Maybe they have a Public Relations Office at the LDS church, after all. There’s one listed in the phonebook, of course, but they never call us back. So we, here at Smartbomb, just kinda figured it didn’t really exist. I mean, if we called the LDS church Public Relations Office for a comment on something surely they would call back if there were such a thing, right? Go figure.


Speaking of public relations and the LDS church, there may be movement on the thorny issue of whether 3.2 percent beer will be sold anywhere in Salt Lake City during the 2002 Winter Games. Olympic guru Mitt Romney announced recently there would be no beer at the medals plaza, spitting distance from Temple Square. That announcement brought a groan from Mayor Rocky Anderson, who witnessed happy Aussies and their guests swilling tankards and belching at the recent Summer Games in Sydney.

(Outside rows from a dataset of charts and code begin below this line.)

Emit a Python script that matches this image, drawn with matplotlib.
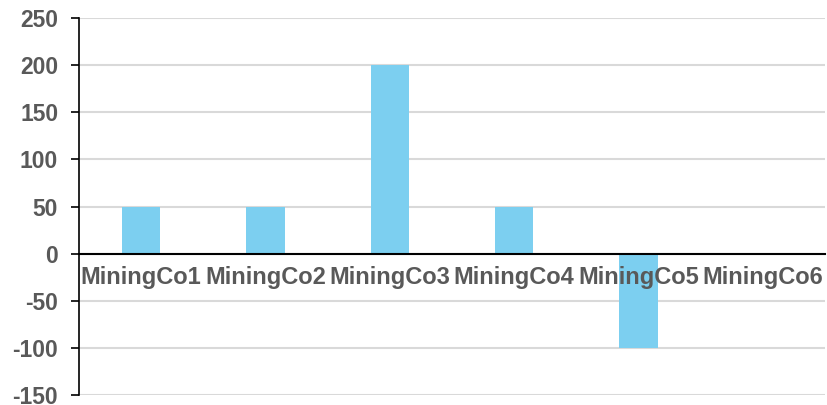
import matplotlib.pyplot as plt

# data
companies = ["MiningCo1", "MiningCo2", "MiningCo3", "MiningCo4", "MiningCo5", "MiningCo6"]
values = [50, 50, 200, 50, -100, 0]
y_ticks = [-150, -100, -50, 0, 50, 100, 150, 200, 250]

text_color = "#595959"
bar_color = "#7ccff0"

plt.rcParams["font.family"] = ["Liberation Sans", "DejaVu Sans"]

fig = plt.figure(figsize=(8.28, 4.05), dpi=100)
ax = fig.add_axes([79 / 828, 1 - 395 / 405, (825 - 79) / 828, (395 - 18) / 405])

x = range(len(companies))
ax.bar(x, values, width=0.31, color=bar_color, zorder=1)

# spine position first: moving it resets the tick labels
ax.spines["top"].set_visible(False)
ax.spines["right"].set_visible(False)
ax.spines["bottom"].set_position(("data", 0))
ax.spines["bottom"].set_linewidth(1.5)
ax.spines["bottom"].set_zorder(3)
ax.spines["left"].set_linewidth(1.2)

ax.set_xlim(-0.5, len(companies) - 0.5)
ax.set_ylim(-150, 250)
ax.set_yticks(y_ticks)
ax.set_yticklabels([str(v) for v in y_ticks], fontsize=16.5, fontweight="bold", color=text_color)
ax.set_xticks(list(x))
ax.set_xticklabels(companies, fontsize=17, fontweight="bold", color=text_color)

# grid under the bars, category labels over them
ax.grid(axis="y", color="#d9d9d9", linewidth=1.5)
ax.yaxis.set_zorder(0.5)
ax.xaxis.set_zorder(3)

ax.tick_params(axis="x", length=0, pad=9)
ax.tick_params(axis="y", length=6, width=1.2, direction="out", pad=9)

fig.savefig("out.png", dpi=100)
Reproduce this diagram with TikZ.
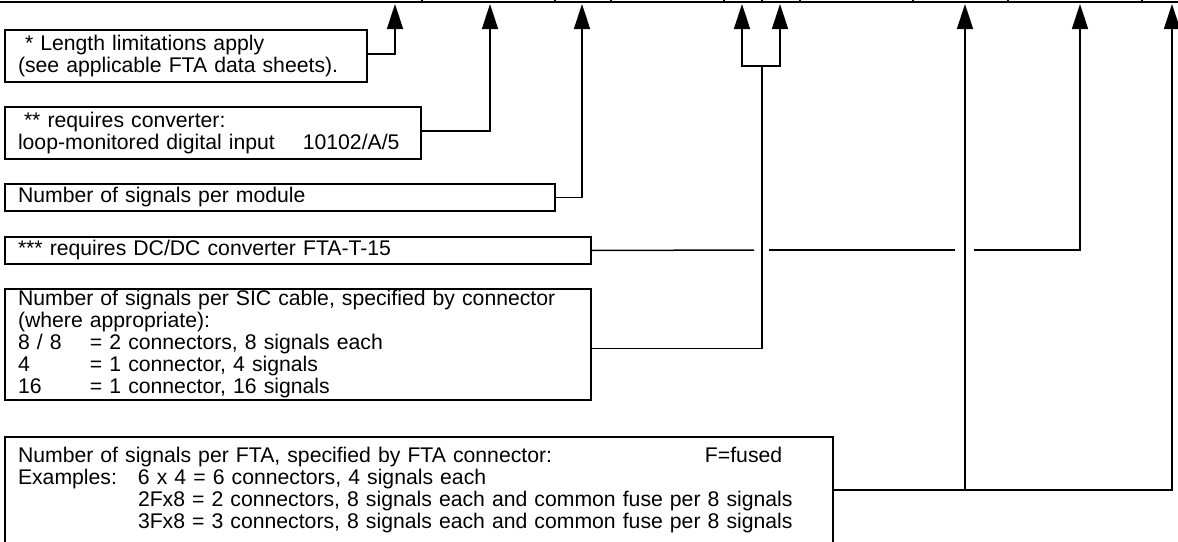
\documentclass[tikz,border=0pt]{standalone}
\usepackage{fontspec}
\setmainfont{Liberation Sans}
\usetikzlibrary{arrows.meta}
\begin{document}
\begin{tikzpicture}[x=1pt,y=-1pt,
  box/.style={draw,line width=2pt,anchor=north west,inner xsep=13pt,inner ysep=0pt,outer sep=0pt,align=left,font=\fontsize{21.2}{22}\selectfont},
  conn/.style={line width=1.5pt},
  arr/.style={conn,-{Triangle[length=25pt,width=16pt]}},
  toprule/.style={line width=2pt},
  tick/.style={line width=1.2pt}]
\useasboundingbox (0,0) rectangle (1178,541);
\clip (0,0) rectangle (1178,541);
% top rule with column ticks
\draw[toprule] (0,2) -- (1178,2);
\foreach \x in {422,555,611,724,762,800,913,1008,1142} \draw[tick] (\x,0) -- (\x,2);
% arrow tips
\coordinate (t1) at (395,4);
\coordinate (t2) at (490,4);
\coordinate (t3) at (582,4);
\coordinate (t4) at (742,4);
\coordinate (t5) at (780,4);
\coordinate (t6) at (965,4);
\coordinate (t7) at (1080,4);
\coordinate (t8) at (1172,4);
% boxes
\node[box,text width=336pt,minimum height=52pt] (b1) at (5,30)
  {\hspace*{7pt}* Length limitations apply\\(see applicable FTA data sheets).};
\node[box,text width=390pt,minimum height=52pt] (b2) at (5,107)
  {\hspace*{6pt}** requires converter:\\loop-monitored digital input\hspace*{28pt}10102/A/5};
\node[box,text width=524pt,minimum height=27pt] (b3) at (5,184)
  {Number of signals per module};
\node[box,text width=560pt,minimum height=27pt] (b4) at (5,237)
  {*** requires DC/DC converter FTA-T-15};
\node[box,text width=560pt,minimum height=111pt] (b5) at (5,289)
  {Number of signals per SIC cable, specified by connector\\(where appropriate):\\
   \makebox[72pt][l]{8 / 8}= 2 connectors, 8 signals each\\
   \makebox[72pt][l]{4}= 1 connector, 4 signals\\
   \makebox[72pt][l]{16}= 1 connector, 16 signals};
\node[box,text width=802pt,minimum height=106pt] (b6) at (5,437)
  {\makebox[687pt][l]{Number of signals per FTA, specified by FTA connector:}F=fused\\
   \makebox[120pt][l]{Examples:}6 x 4 = 6 connectors, 4 signals each\\
   \hspace*{120pt}2Fx8 = 2 connectors, 8 signals each and common fuse per 8 signals\\
   \hspace*{120pt}3Fx8 = 3 connectors, 8 signals each and common fuse per 8 signals};
% connectors
\draw[arr] ([yshift=2pt]b1.east) -| (t1);
\draw[arr] ([yshift=2pt]b2.east) -| (t2);
\draw[arr] (b3.east) -| (t3);
\coordinate (g1a) at (754,250);
\coordinate (g1b) at (769,250);
\coordinate (g2a) at (955,250);
\coordinate (g2b) at (974,250);
\draw[conn] (b4.east) -- (g1a);
\draw[conn] (g1b) -- (g2a);
\draw[arr] (g2b) -| (t7);
\coordinate (s5) at (762,66);
\draw[conn] ([yshift=-4pt]b5.east) -| (s5);
\draw[arr] (s5) -| (t4);
\draw[arr] (s5) -| (t5);
\coordinate (j6) at (965,490);
\draw[arr] (b6.east) -| (t8);
\draw[arr] (j6) -- (t6);
\end{tikzpicture}
\end{document}
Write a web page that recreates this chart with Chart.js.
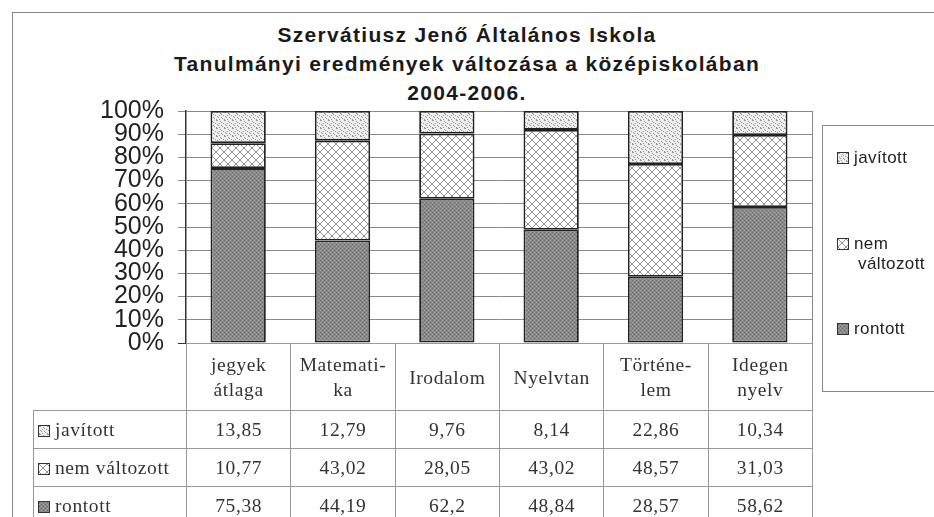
<!DOCTYPE html>
<html>
<head>
<meta charset="utf-8">
<script src="https://cdn.jsdelivr.net/npm/chart.js@4/dist/chart.umd.min.js"></script>
<style>
  body { margin: 0; background: #fff; }
  #wrap { position: relative; width: 934px; height: 517px; overflow: hidden; }
  #frame { position: absolute; left: 12px; top: 12px; width: 940px; height: 520px;
           border-left: 1px solid #888; border-top: 1px solid #888; }
  #title { position: absolute; left: 0; top: 20px; width: 934px; text-align: center;
           font: bold 21px "Liberation Sans", Arial, sans-serif; line-height: 29px; color: #1a1a1a;
           letter-spacing: 1.3px; }
  canvas { position: absolute; left: 0; top: 0; }
  #table { position: absolute; border-collapse: collapse; table-layout: fixed;
           font: 19.5px "Liberation Serif", "Times New Roman", serif; color: #333; letter-spacing: 0.6px; }
  #table td { border: 1px solid #999; text-align: center; padding: 0; }
  #table td.lab { text-align: left; padding-left: 4px; white-space: nowrap; }
  #table td.blank { border: none; }
  #legend { position: absolute; left: 822px; top: 125px; width: 130px; height: 265px;
            border: 1px solid #888; font: 17px "Liberation Sans", Arial, sans-serif; color: #222;
            letter-spacing: 0.4px; }
  .item { position: absolute; left: 14px; line-height: 20px; }
  .sw { display: inline-block; width: 10px; height: 10px; border: 1px solid #333;
        margin-right: 5px; vertical-align: -1px; }
</style>
</head>
<body>
<div id="wrap">
  <div id="frame"></div>
  <div id="title">Szervátiusz Jenő Általános Iskola<br>Tanulmányi eredmények változása a középiskolában<br>2004-2006.</div>
  <canvas id="chart" width="934" height="517"></canvas>
  <table id="table"></table>
  <div id="legend"></div>
</div>
<script>
// tantárgyak
const categories = [["jegyek", "átlaga"], ["Matemati-", "ka"], ["Irodalom"], ["Nyelvtan"], ["Történe-", "lem"], ["Idegen", "nyelv"]];
const seriesNames = ["javított", "nem változott", "rontott"];
const javitott = [13.85, 12.79, 9.76, 8.14, 22.86, 10.34];
const nemValtozott = [10.77, 43.02, 28.05, 43.02, 48.57, 31.03];
const rontott = [75.38, 44.19, 62.2, 48.84, 28.57, 58.62];

// small tiles for the hatch fills
function makeTile(size, draw) {
	const c = document.createElement("canvas");
	c.width = size;
	c.height = size;
	draw(c.getContext("2d"));
	return c;
}

const dotTile = makeTile(8, function (g) {
	g.fillStyle = "#eeeeee";
	g.fillRect(0, 0, 8, 8);
	g.fillStyle = "#9a9a9a";
	[[0, 0], [1, 0], [4, 1], [5, 2], [7, 3], [1, 4], [2, 5], [5, 5], [6, 6], [3, 7], [0, 7], [3, 3]].forEach(function (p) {
		g.fillRect(p[0], p[1], 1, 1);
	});
});

const crossTile = makeTile(8, function (g) {
	g.fillStyle = "#ffffff";
	g.fillRect(0, 0, 8, 8);
	g.fillStyle = "#939393";
	for (let i = 0; i < 8; i++) {
		g.fillRect(i, i, 1, 1);
		g.fillRect(7 - i, i, 1, 1);
	}
});

const darkTile = makeTile(4, function (g) {
	g.fillStyle = "#8a8a8a";
	g.fillRect(0, 0, 4, 4);
	g.fillStyle = "#6a6a6a";
	g.fillRect(0, 0, 1, 1);
	g.fillRect(2, 2, 1, 1);
	g.fillStyle = "#a4a4a4";
	g.fillRect(2, 0, 1, 1);
	g.fillRect(0, 2, 1, 1);
});

const ctx = document.getElementById("chart");
const g2 = ctx.getContext("2d");
const patterns = {
	"javított": g2.createPattern(dotTile, "repeat"),
	"nem változott": g2.createPattern(crossTile, "repeat"),
	"rontott": g2.createPattern(darkTile, "repeat"),
};
const tiles = { "javított": dotTile, "nem változott": crossTile, "rontott": darkTile };

const plotFrame = {
	id: "plotFrame",
	afterDraw(chart) {
		const a = chart.chartArea;
		const c = chart.ctx;
		c.save();
		c.strokeStyle = "#888";
		c.lineWidth = 1;
		c.beginPath();
		c.moveTo(a.right + 0.5, a.top);
		c.lineTo(a.right + 0.5, a.bottom);
		c.stroke();
		c.restore();
	},
};

const chart = new Chart(ctx, {
	type: "bar",
	data: {
		labels: categories,
		datasets: [
			{ label: "rontott", data: rontott, backgroundColor: patterns["rontott"] },
			{ label: "nem változott", data: nemValtozott, backgroundColor: patterns["nem változott"] },
			{ label: "javított", data: javitott, backgroundColor: patterns["javított"] },
		].map(function (d) {
			return Object.assign(d, {
				borderColor: "#222",
				borderWidth: 1.8,
				borderSkipped: false,
				barPercentage: 0.53,
				categoryPercentage: 1,
			});
		}),
	},
	options: {
		responsive: false,
		animation: false,
		layout: { padding: { left: 10, right: 122, top: 111, bottom: 174 } },
		plugins: { legend: { display: false }, title: { display: false }, tooltip: { enabled: false } },
		scales: {
			x: { stacked: true, display: false },
			y: {
				stacked: true,
				min: 0,
				max: 100,
				afterFit(scale) {
					scale.width = 176;
				},
				ticks: {
					stepSize: 10,
					autoSkip: false,
					padding: 14,
					color: "#222",
					font: { family: "Liberation Sans", size: 25, lineHeight: 1 },
					callback: function (v) {
						return v + "%";
					},
				},
				grid: {
					tickLength: 8,
					color: function (c) {
						return c.tick && c.tick.value === 0 ? "#333" : "#8a8a8a";
					},
				},
				border: { color: "#333", width: 1.5 },
			},
		},
	},
	plugins: [plotFrame],
});

// data table below the plot, columns follow the x scale
const area = chart.chartArea;
const colW = (area.right - area.left) / categories.length;
const labW = area.left - 33;
const table = document.getElementById("table");
table.style.left = "33px";
table.style.top = Math.round(area.bottom) + "px";
table.style.width = (labW + colW * categories.length) + "px";

let html = "<colgroup><col style='width:" + labW + "px'>";
categories.forEach(function () {
	html += "<col style='width:" + colW + "px'>";
});
html += "</colgroup><tr style='height:67px'><td class='blank'></td>";
categories.forEach(function (c) {
	html += "<td style='line-height:25px'>" + c.join("<br>") + "</td>";
});
html += "</tr>";
const rows = { "javított": javitott, "nem változott": nemValtozott, "rontott": rontott };
seriesNames.forEach(function (name) {
	html += "<tr style='height:38px'><td class='lab'><span class='sw' style='background-image:url(" +
		tiles[name].toDataURL() + ")'></span>" + name + "</td>";
	rows[name].forEach(function (v) {
		html += "<td>" + String(v).replace(".", ",") + "</td>";
	});
	html += "</tr>";
});
table.innerHTML = html;

// legend
const legend = document.getElementById("legend");
const legendTop = { "javított": 22, "nem változott": 108, "rontott": 193 };
seriesNames.forEach(function (name) {
	const div = document.createElement("div");
	div.className = "item";
	div.style.top = legendTop[name] + "px";
	const parts = name.split(" ");
	let text = "<span class='sw' style='background-image:url(" + tiles[name].toDataURL() + ")'></span>" + parts[0];
	if (parts.length > 1) {
		text += "<br><span style='padding-left:21px'>" + parts.slice(1).join(" ") + "</span>";
	}
	div.innerHTML = text;
	legend.appendChild(div);
});
</script>
</body>
</html>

One possible compromise to the standoff between the Mittster and the Rock would be to sell Zima and Tequiza on the medals plaza downtown, which, by the way, is owned by the LDS church. According to insiders, although Zima and Tequiza both contain alcohol equivalent to Colorado Kool-Aid, they aren’t technically beer. Therefore, the thinking goes, LDS officials would be more willing to swallow it (no pun intended, har, har).


Another possible compromise in the “No Beer Here” controversy would be to corral all would-be beer guzzlers in makeshift cattle pens that could be thrown up around the city. Those wishing to imbibe on 3.2 beer would voluntarily crowd into enclosures where servers with “beer guns” attached to kegs would shoot streams of lager into their open mouths.

The proposal apparently is being considered because it would save a lot of plastic cups and because the enclosures would be near the North Salt Lake oil refineries and well out of sight of the LDS Temple, which will serve as the backdrop for the medals ceremonies. Some bugs may still need to be worked out of the proposal, said Deeda Seed, the mayor’s chief of staff. No foolin’?